* * * *
After the more serious H
is for Hawk, I fancied a riveting read. The kind of book that hooks its
readers by the teeth, pulls us through the narrative, twisting in one direction
before yanking back, leaving us exhilarated, disorientated and gasping for air.
A friend bought me Before
I Go To Sleep for my birthday last year and I am ashamed to say it has
taken me this long to read it – as a fellow English student I hope she understands.

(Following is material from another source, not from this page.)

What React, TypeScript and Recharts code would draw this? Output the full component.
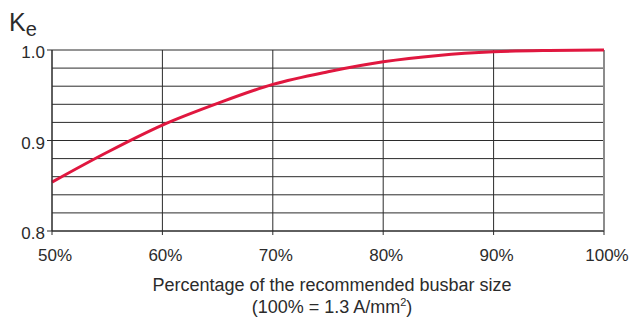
import { LineChart, Line, XAxis, YAxis, CartesianGrid, ReferenceLine } from "recharts";

// busbar size (% of recommended) vs derating factor Ke
const sizePct = [50, 55, 60, 65, 70, 75, 80, 85, 90, 95, 100];
const keValues = [0.854, 0.887, 0.917, 0.941, 0.962, 0.976, 0.987, 0.994, 0.998, 0.9995, 1.0];
const xTicks = [50, 60, 70, 80, 90, 100];
const yGridTicks = [0.8, 0.82, 0.84, 0.86, 0.88, 0.9, 0.92, 0.94, 0.96, 0.98, 1.0];
const yLabelTicks = [0.8, 0.9, 1.0];

const data = sizePct.map((s, i) => ({ size: s, ke: keValues[i] }));

const FONT = '"Liberation Sans Narrow", "Liberation Sans", Arial, sans-serif';
const INK = "#2b2b2b";

function YTick(props: any) {
  const { x, y, payload } = props;
  const v = Math.round(payload.value * 100) / 100;
  if (!yLabelTicks.some((t) => Math.abs(t - v) < 1e-6)) return null;
  return (
    <g>
      <line x1={x + 2} x2={x + 7} y1={y} y2={y} stroke={INK} strokeWidth={1} />
      <text x={x} y={y} dy={8} textAnchor="end" fill={INK} fontSize={17} fontFamily={FONT}>
        {v.toFixed(1)}
      </text>
    </g>
  );
}

export default function App() {
  return (
    <div style={{ position: "absolute", left: 0, top: 0, width: 636, height: 318, background: "#fff", fontFamily: FONT, color: INK }}>
      <div style={{ position: "absolute", left: 9, top: 8, fontSize: 25, lineHeight: "28px" }}>
        K<span style={{ fontSize: 20, position: "relative", top: 5 }}>e</span>
      </div>
      <LineChart width={636} height={318} data={data} margin={{ top: 50, right: 32, bottom: 57, left: 0 }}>
        <CartesianGrid stroke={INK} strokeWidth={1} />
        <XAxis
          dataKey="size"
          type="number"
          domain={[50, 100]}
          ticks={xTicks}
          tickFormatter={(v: number) => `${v}%`}
          tick={{ fill: INK, fontSize: 17, fontFamily: FONT, dx: 3 }}
          tickSize={4}
          tickMargin={14}
          tickLine={{ stroke: INK }}
          axisLine={{ stroke: INK }}
          height={30}
        />
        <YAxis
          type="number"
          domain={[0.8, 1.0]}
          ticks={yGridTicks}
          interval={0}
          width={52}
          tickSize={5}
          tickMargin={2}
          tickLine={false}
          axisLine={{ stroke: INK }}
          tick={<YTick />}
        />
        <ReferenceLine x={100} stroke="#8c8c8c" strokeWidth={2} />
        <Line type="monotone" dataKey="ke" stroke="#e0173f" strokeWidth={3} dot={false} isAnimationActive={false} />
      </LineChart>
      <div style={{ position: "absolute", left: 0, width: 664, top: 274, textAlign: "center", fontSize: 18, lineHeight: "22px" }}>
        Percentage of the recommended busbar size
        <br />
        (100% = 1.3 A/mm<sup style={{ fontSize: 11, lineHeight: 0 }}>2</sup>)
      </div>
    </div>
  );
}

She couldn’t have chosen a book that encompasses my definition of a “rivieting
read” more. At first, it seems an interesting but not too thrilling exploration
of Christine Lucas’s fight with amnesia. Readers follow Christine as she begins
to keep a diary of her life, which was erased from her memory after an
unspecified accident. As each day goes buy Christine begins to realise certain
inconsistencies in her husband’s stories. What actually happened to her and
what her life was like before is an unknown and ever-changing variable.

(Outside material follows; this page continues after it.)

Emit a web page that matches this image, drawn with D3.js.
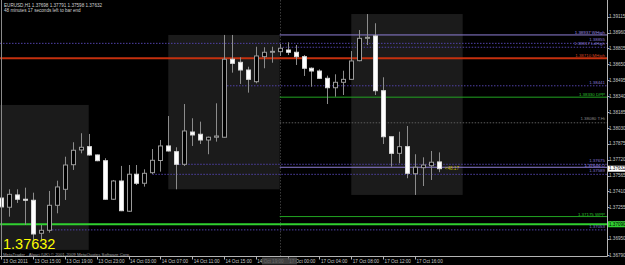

Every morning when Christine wakes up she roles over to see
an older, hairier man in bed and groans at the prospect of dealing with an
unmemorable one night stand. She gets up, avoids the artfully placed slippers of
this man’s wife and silently sneaks into the bathroom. That’s when Christine
realises something is wrong. Not only has her supposed night of debauched
drinking led her to the bed of a strange man, it also appears to have given her
the face of a forty year old woman. Framing her reflection are photographs of
herself with the hairy man, photos that show a life together, a marriage.
Before I Go To Sleep charts
Christine’s desperate attempts to take some control over her own life. With the
help of Dr. Nashe she begins a diary of her own experiences so she no longer solely
relies on her husband, Ben. In dreams she remembers old friends, but nothing
quite adds up with what Ben has told her.
S. J. Watson beautifully articulates the paranoia that comes
with not knowing your own mind. As readers we follow Christine’s struggle to
believe her psychiatrist, her husband and, most of all, herself. When I first started
reading I thought that the plot was going to be pretty predictable and was
certain that I had nailed the ending. Never have I been more wrong. Before I Go To Sleep may not be the most
well articulated novel, but it’s many twists and turns surpass even Gone Girl in shocking its readers.
It seems there is a trend for unreliable narrators at the
moment, with the wonderful Elizabeth is
Missing and Gone Girl coming out
of it I, for one, hope it continues. Unreliable narrators are hardly a new
technique - what is Chaucer’s Wife of Bath if not an unreliable narrator?
Vladimir Nabokov is the king of this literary device and reading Pale Fire was a testing experience. If
you want to be driven out of your mind with frustration then I thoroughly
recommend it. It is a brilliant book, but not one to lounge on the beach with.
This new surge of novels devoted to the complexities of the mind call for a
slightly different reaction from their readers, more Chaucerian than Nabokov,
but on the whole much more enjoyable.
Before I Go To Sleep had
me riveted to my seat from Clapham Junction to Exeter and by the time I stepped
onto the platform I was starting to wonder whether what I remembered was real
or just a dream.
Before I Go To Sleep was made into a film last year starring Nicole Kidman and Colin Firth. I recommend watching it with someone who hasn't read the book!